Now.

04.19.11 (7:37 am)   [edit]
The Corps of Cadets. The scars, the tears the laughs and the new fears they bred in me. They showed me a new side of human hatred and darkness. Why? Because they could not understand and had no a care for the odd man out. The one who was alone every night as a fish, the overweight 'clueless' 'buddy.' What a stupid false, and facade of a bond between anyone. Of course, I had the most 'fun' messing it up unintentionally, learning that no matter what, the only true victory is if you have breath or not at the end. But to tell you the truth, they were mostly weak, insecure horrible manipulative people that I wish never to be around. But I still love them all. So. Walton hall, S.C.A and church... Ok. Crazy women in the place we are to find them. Soo much baggage, so much darkness and misery. So beautiful they are though. But the one. Crazy as me. Angry and insecure, rebellious and scared. Drug on the rocks, rough edges, rough speak, fake mask but that is how it is supposed to be. So I guess she is 'perfect' -ly phony.
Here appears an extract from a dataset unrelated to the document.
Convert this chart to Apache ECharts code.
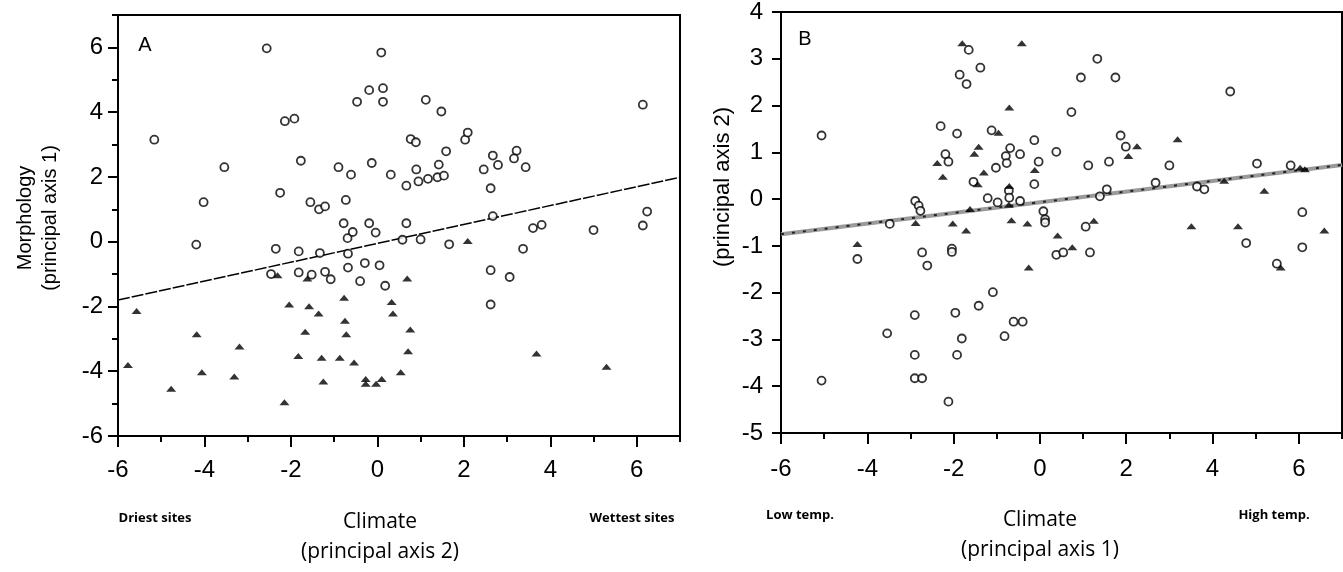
<!DOCTYPE html>
<html>
<head>
<meta charset="utf-8">
<script src="https://cdn.jsdelivr.net/npm/echarts@6/dist/echarts.min.js"></script>
<style>
  html, body { margin: 0; padding: 0; background: #fff; }
  #main { width: 1343px; height: 572px; }
</style>
</head>
<body>
<div id="main"></div>
<script>
// panel A: climate (principal axis 2) vs morphology (principal axis 1)
const aCircles = [
  [-2.56, 5.97], [0.09, 5.84], [-0.19, 4.68], [0.13, 4.74], [-0.47, 4.32], [0.13, 4.32],
  [-2.14, 3.72], [-1.92, 3.8], [-5.16, 3.15], [-3.54, 2.3], [-1.77, 2.5], [-0.9, 2.3],
  [-0.61, 2.07], [-0.13, 2.43], [0.31, 2.07], [-4.02, 1.22], [-2.25, 1.51], [-1.55, 1.22],
  [-1.35, 1.0], [-1.21, 1.09], [-0.73, 1.29], [-0.78, 0.57], [-0.19, 0.57], [-0.04, 0.28],
  [-0.69, 0.11], [-0.57, 0.3], [-4.19, -0.09], [-2.35, -0.22], [-1.82, -0.3], [-1.33, -0.35],
  [-0.68, -0.37], [-0.68, -0.8], [-0.29, -0.66], [0.05, -0.73], [-2.46, -1.0], [-1.82, -0.95],
  [-1.52, -1.02], [-1.21, -0.93], [-1.08, -1.16], [-0.4, -1.22], [0.18, -1.36],
  [2.62, -0.88], [3.06, -1.09], [2.62, -1.94],
  [1.12, 4.38], [1.48, 4.02], [6.14, 4.23], [0.77, 3.17], [0.89, 3.07], [2.03, 3.15],
  [2.09, 3.37], [1.59, 2.79], [0.9, 2.23], [1.42, 2.38], [0.67, 1.73], [0.95, 1.86],
  [1.17, 1.94], [1.39, 1.99], [1.54, 2.04], [2.46, 2.23], [2.67, 2.66], [2.79, 2.37],
  [3.22, 2.81], [3.16, 2.57], [3.43, 2.3], [2.62, 1.65], [0.67, 0.57], [2.67, 0.79],
  [3.6, 0.42], [3.8, 0.52], [5.0, 0.36], [6.14, 0.5], [6.24, 0.93], [0.58, 0.06],
  [1.0, 0.07], [1.66, -0.08], [3.37, -0.22]
];
const aTriangles = [
  [-2.31, -1.04], [-1.62, -1.14], [-2.04, -1.94], [-1.58, -1.99], [-1.36, -2.22], [-0.77, -1.73],
  [-0.75, -2.44], [-0.72, -2.86], [-1.67, -2.78], [-5.57, -2.14], [-4.18, -2.86], [-3.19, -3.24],
  [-5.77, -3.81], [-4.06, -4.03], [-3.31, -4.16], [-4.77, -4.54], [-1.83, -3.53], [-1.29, -3.58],
  [-0.87, -3.58], [-0.54, -3.73], [-1.25, -4.32], [-2.15, -4.96], [-0.27, -4.24], [-0.27, -4.39],
  [0.1, -4.24], [-0.03, -4.39], [0.33, -1.86], [0.36, -2.22], [0.69, -1.14], [0.76, -2.71],
  [0.71, -3.38], [0.54, -4.03], [3.68, -3.45], [5.3, -3.86], [2.09, 0.02]
];
const aLine = [[-6, -1.8], [7, 1.99]];

// panel B: climate (principal axis 1) vs principal axis 2
const bCircles = [
  [-1.65, 3.19], [-1.38, 2.81], [-1.86, 2.66], [-1.7, 2.46], [-5.06, 1.36], [-2.3, 1.56],
  [-1.92, 1.4], [-1.12, 1.47], [-0.13, 1.26], [0.38, 1.01], [-2.19, 0.96], [-2.12, 0.8],
  [-0.69, 1.09], [-0.79, 0.92], [-0.77, 0.77], [-0.46, 0.96], [-1.02, 0.67], [-0.03, 0.8],
  [-0.13, 0.32], [-1.54, 0.37], [-0.72, 0.18], [-0.71, 0.03], [-0.46, -0.04], [-2.89, -0.04],
  [-2.81, -0.14], [-2.77, -0.25], [-1.21, 0.02], [-0.98, -0.07], [-3.48, -0.53], [0.08, -0.26],
  [0.12, -0.43], [0.12, -0.5], [-4.23, -1.28], [-2.73, -1.14], [-2.04, -1.06], [-2.04, -1.13],
  [-2.61, -1.42], [0.38, -1.19],
  [1.33, 3.0], [0.95, 2.6], [1.75, 2.6], [4.41, 2.3], [0.73, 1.86], [1.87, 1.36],
  [1.99, 1.12], [1.12, 0.72], [1.6, 0.8], [3.0, 0.72], [5.03, 0.76], [5.81, 0.72],
  [2.68, 0.35], [3.64, 0.27], [3.81, 0.21], [1.55, 0.21], [1.39, 0.06], [1.06, -0.59],
  [0.54, -1.14], [1.16, -1.14], [6.08, -0.28], [4.78, -0.94], [6.08, -1.03], [5.49, -1.38],
  [-1.09, -1.99], [-1.42, -2.28], [-2.9, -2.48], [-1.96, -2.43], [-0.61, -2.62], [-0.4, -2.62],
  [-3.54, -2.87], [-1.81, -2.98], [-0.82, -2.93], [-2.9, -3.33], [-1.92, -3.33], [-2.9, -3.83],
  [-2.73, -3.83], [-5.06, -3.88], [-2.12, -4.33]
];
const bTriangles = [
  [-1.8, 3.33], [-0.42, 3.33], [-0.71, 1.96], [-0.96, 1.42], [-1.42, 1.12], [-1.52, 0.97],
  [-2.38, 0.77], [-0.12, 0.62], [-2.25, 0.48], [-1.3, 0.57], [-1.44, 0.32], [-0.71, 0.28],
  [-0.72, -0.12], [-1.62, -0.21], [-2.88, -0.51], [-2.02, -0.52], [-1.71, -0.67], [-0.66, -0.45],
  [-0.29, -0.52], [-4.23, -0.96], [-0.26, -1.46], [0.41, -0.78],
  [2.25, 1.13], [2.05, 0.92], [3.19, 1.28], [6.03, 0.67], [6.14, 0.64], [4.27, 0.39],
  [5.2, 0.18], [1.25, -0.46], [0.75, -1.03], [3.51, -0.58], [4.59, -0.58], [6.59, -0.67],
  [5.58, -1.46]
];
const bLine = [[-6, -0.75], [7, 0.73]];

const numFont = '"Liberation Sans", Arial, sans-serif';
const textFont = '"Open Sans", sans-serif';

// 主刻度(带标签)
function majorAxis(grid, pos, min, max, interval, tickLen, margin) {
  return {
    type: 'value', gridIndex: grid, position: pos, min: min, max: max, interval: interval,
    axisLine: { show: true, onZero: false, lineStyle: { color: '#000', width: 2 } },
    axisTick: { show: true, length: tickLen, lineStyle: { color: '#000', width: 2 } },
    axisLabel: {
      show: true, color: '#000', fontSize: 24, fontFamily: numFont,
      margin: margin, showMaxLabel: max % interval === 0
    },
    splitLine: { show: false }
  };
}
// 次刻度(无标签)
function minorAxis(grid, pos, min, max) {
  return {
    type: 'value', gridIndex: grid, position: pos, min: min, max: max, interval: 1,
    axisLine: { show: false, onZero: false },
    axisTick: { show: true, length: 6, lineStyle: { color: '#000', width: 2 } },
    axisLabel: { show: false },
    splitLine: { show: false }
  };
}

const circleStyle = { color: '#fff', borderColor: '#000', borderWidth: 1.8 };
const triStyle = { color: '#000' };

function text(str, x, y, font, rotate) {
  return {
    type: 'text', x: x, y: y, rotation: rotate ? Math.PI / 2 : 0,
    style: { text: str, fill: '#000', font: font, textAlign: 'center', textVerticalAlign: 'middle' }
  };
}

const chart = echarts.init(document.getElementById('main'), null, { renderer: 'canvas' });
chart.setOption({
  animation: false,
  backgroundColor: '#fff',
  grid: [
    { left: 118, top: 15, width: 562, height: 421, show: true, borderColor: '#000', borderWidth: 2 },
    { left: 781, top: 10, width: 561, height: 423, show: true, borderColor: '#000', borderWidth: 2 }
  ],
  xAxis: [
    majorAxis(0, 'bottom', -6, 7, 2, 11, 22),
    minorAxis(0, 'bottom', -6, 7),
    majorAxis(1, 'bottom', -6, 7, 2, 11, 24),
    minorAxis(1, 'bottom', -6, 7)
  ],
  yAxis: [
    majorAxis(0, 'left', -6, 7, 2, 10, 15),
    minorAxis(0, 'left', -6, 7),
    majorAxis(1, 'left', -5, 4, 1, 9, 18)
  ],
  series: [
    {
      type: 'line', xAxisIndex: 0, yAxisIndex: 0, data: aLine, symbol: 'none', z: 1,
      lineStyle: { color: '#000', width: 1.5, type: [12, 2] }
    },
    {
      type: 'scatter', xAxisIndex: 0, yAxisIndex: 0, data: aCircles,
      symbol: 'circle', symbolSize: 8, itemStyle: circleStyle, z: 3
    },
    {
      type: 'scatter', xAxisIndex: 0, yAxisIndex: 0, data: aTriangles,
      symbol: 'triangle', symbolSize: [10, 6], itemStyle: triStyle, z: 3
    },
    {
      type: 'line', xAxisIndex: 2, yAxisIndex: 2, data: bLine, symbol: 'none', z: 1,
      lineStyle: { color: '#9a9a9a', width: 4 }
    },
    {
      type: 'line', xAxisIndex: 2, yAxisIndex: 2, data: bLine, symbol: 'none', z: 2,
      lineStyle: { color: '#222', width: 2, type: [3, 8] }
    },
    {
      type: 'scatter', xAxisIndex: 2, yAxisIndex: 2, data: bCircles,
      symbol: 'circle', symbolSize: 8, itemStyle: circleStyle, z: 3
    },
    {
      type: 'scatter', xAxisIndex: 2, yAxisIndex: 2, data: bTriangles,
      symbol: 'triangle', symbolSize: [10, 6], itemStyle: triStyle, z: 3
    }
  ],
  graphic: [
    text('A', 145, 45, '20px ' + numFont),
    text('B', 805, 39, '20px ' + numFont),
    text('Morphology', 25, 218, '20px ' + numFont, true),
    text('(principal axis 1)', 50, 218, '20px ' + numFont, true),
    text('(principal axis 2)', 723, 187, '22px ' + numFont, true),
    text('Driest sites', 155, 518, 'bold 13px ' + textFont),
    text('Wettest sites', 632, 518, 'bold 13px ' + textFont),
    text('Low temp.', 800, 515, 'bold 13px ' + textFont),
    text('High temp.', 1274, 515, 'bold 13px ' + textFont),
    text('Climate', 380, 522, '21px ' + textFont),
    text('(principal axis 2)', 380, 552, '21px ' + textFont),
    text('Climate', 1040, 520, '21px ' + textFont),
    text('(principal axis 1)', 1040, 550, '21px ' + textFont)
  ]
});
</script>
</body>
</html>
Kind of surprised he is gay... Kind of saw it coming... haha, NEAT!!! Why would I ever want to date someone I consider as crazy as me? And how do they, after repeated telling, over and over, that one is not attracted to another, and still believes another thing from the mouths of the nay sayers. I guess she is a cop out coward. Pity really, but no surprise, where the masks are most polished, they are easily seen through and broken... Dumb little girl. Like I said, God put you here to teach me patience. At least you do something well. I still love you, but for the final time, I don't want to ever date you!!!!

Lately

03.23.08 (8:16 pm)   [edit]
I am going out with Lisa now. She is nice and funny, but a little immature and loud, but of course, I have no room to talk. Seeing as I used to be the same way, I have left it alone. The Erin I fell in love with no longer exhist. Yet another firl I must bury and erect a tombstone for in my diary. Sad isnt it? The girl I fall in love with goes out with a total and complete screw up and I let it be. I look back on it now and see that it would have been worth the risk of messing up my relationship with her in order to save her. She seems happy now but I know she isnt, she is absorbing his hate for himself. He cant stand himself, the way he walks, the way he talks, the things he feels and the things he thingks and does: he cant stand any of them! Perhaps I can help her, hold her hand or what ever, I just want her to be happy and I am not seeing it. Partly because of him and partly because I am distancing myself because I am hurt, but I know it is stupid and foolish to distance my self when she probably doesent even know I am hurt. Help me someone, please help me.

Anger

11.20.07 (9:49 pm)   [edit]
GOD DAMN IT!!!!!! WHY IS HE FOOLING HER SO MUCH!!!!! I CANT TAKE MUCH MORE OF THIS AND I KNOW HE IS GOING TO DO SOMETHING TO HER LIKE HE DID HIS LAST!!!!! This anger is like a gaping hole in my head with nothing but salt soaking in to it. It is as ifthe only relief would be to scrape it all out from the inside with a knife only for it to be filled up instantly again!!!!! Something is about to happen, I can feel it....

Arrival

10.28.07 (12:38 pm)   [edit]
I am new to this tBlog, but I intend to use it.